When a Girl Builds a Robot
July 12, 2012
Prof. Hugo Guterman, of BGU's Department of Electrical and Computer Engineering, is the founder and director of the University's Laboratory for Autonomous Robotics.
This lab has successfully developed robots that are programmed to assess situations and act on their own according to what they see in their environment. This includes autonomous submarines, aircraft and vehicles such as a dune buggy and a Jeep Wrangler.
Prof. Guterman actually has two obsessions: robotics and increasing the number of female engineers.
“Only three to five percent of students in the Department of Electrical and Computer Engineering are women. In general engineering, it’s about 25 percent,” say Prof. Guterman.

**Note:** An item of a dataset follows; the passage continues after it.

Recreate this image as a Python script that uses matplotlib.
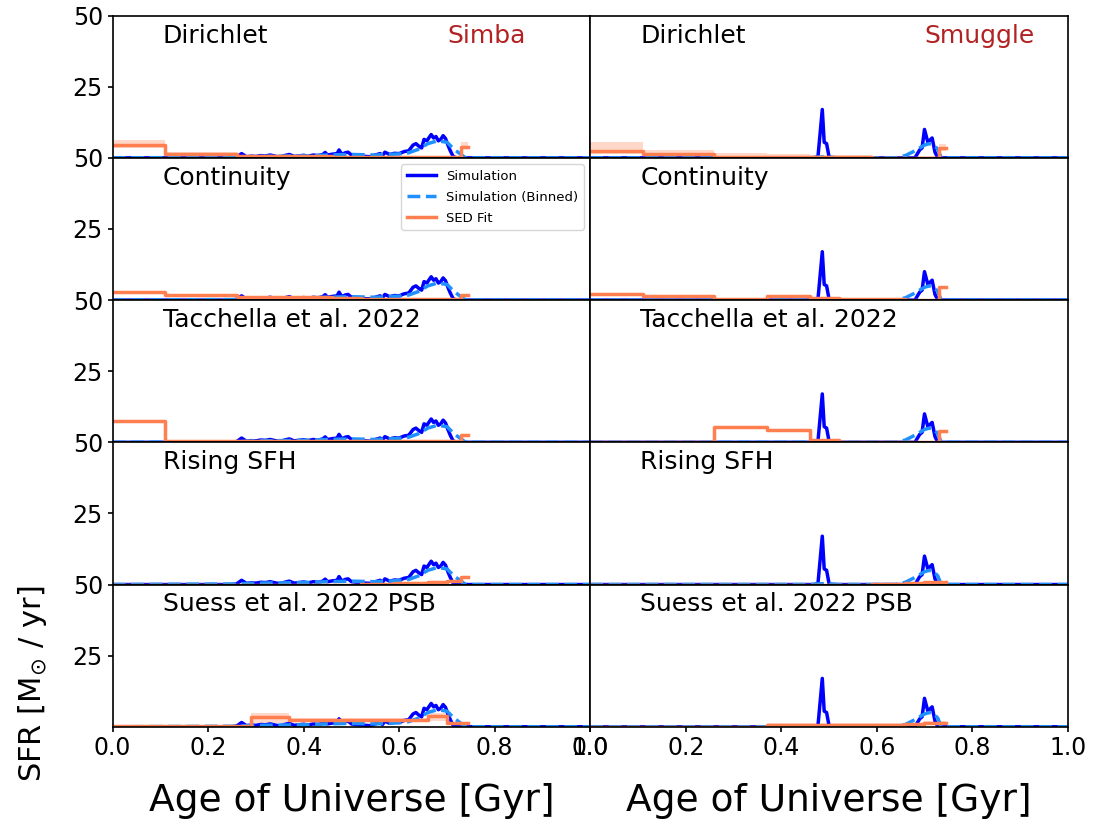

To help get girls interested in engineering earlier in life, Prof. Guterman, along with BGU and the Beer-Sheva municipality, started a program to teach robotics to female middle and high school students.
It began three years ago with less than 15 girls participating. This year nearly 120 girls are enrolled in the program.
Beer-Sheva's Amit Ulpana girls' robotics team and their basketball-playing robot
This year's group from Amit Ulpana, a religious girls’ school in Beer-Sheva that has no technology studies, participated in a national competition for robotics.
In this competition, teams of girls from different schools were all given the same challenge -- to build a robot that can play basketball.
The girls came to BGU to develop and program their robot in only six weeks, under the guidance of Prof. Guterman and his students.
The group won the Rookie Inspiration Award in recognition of their success in advancing respect and appreciation for engineering and engineers, both within their school, as well as in their community.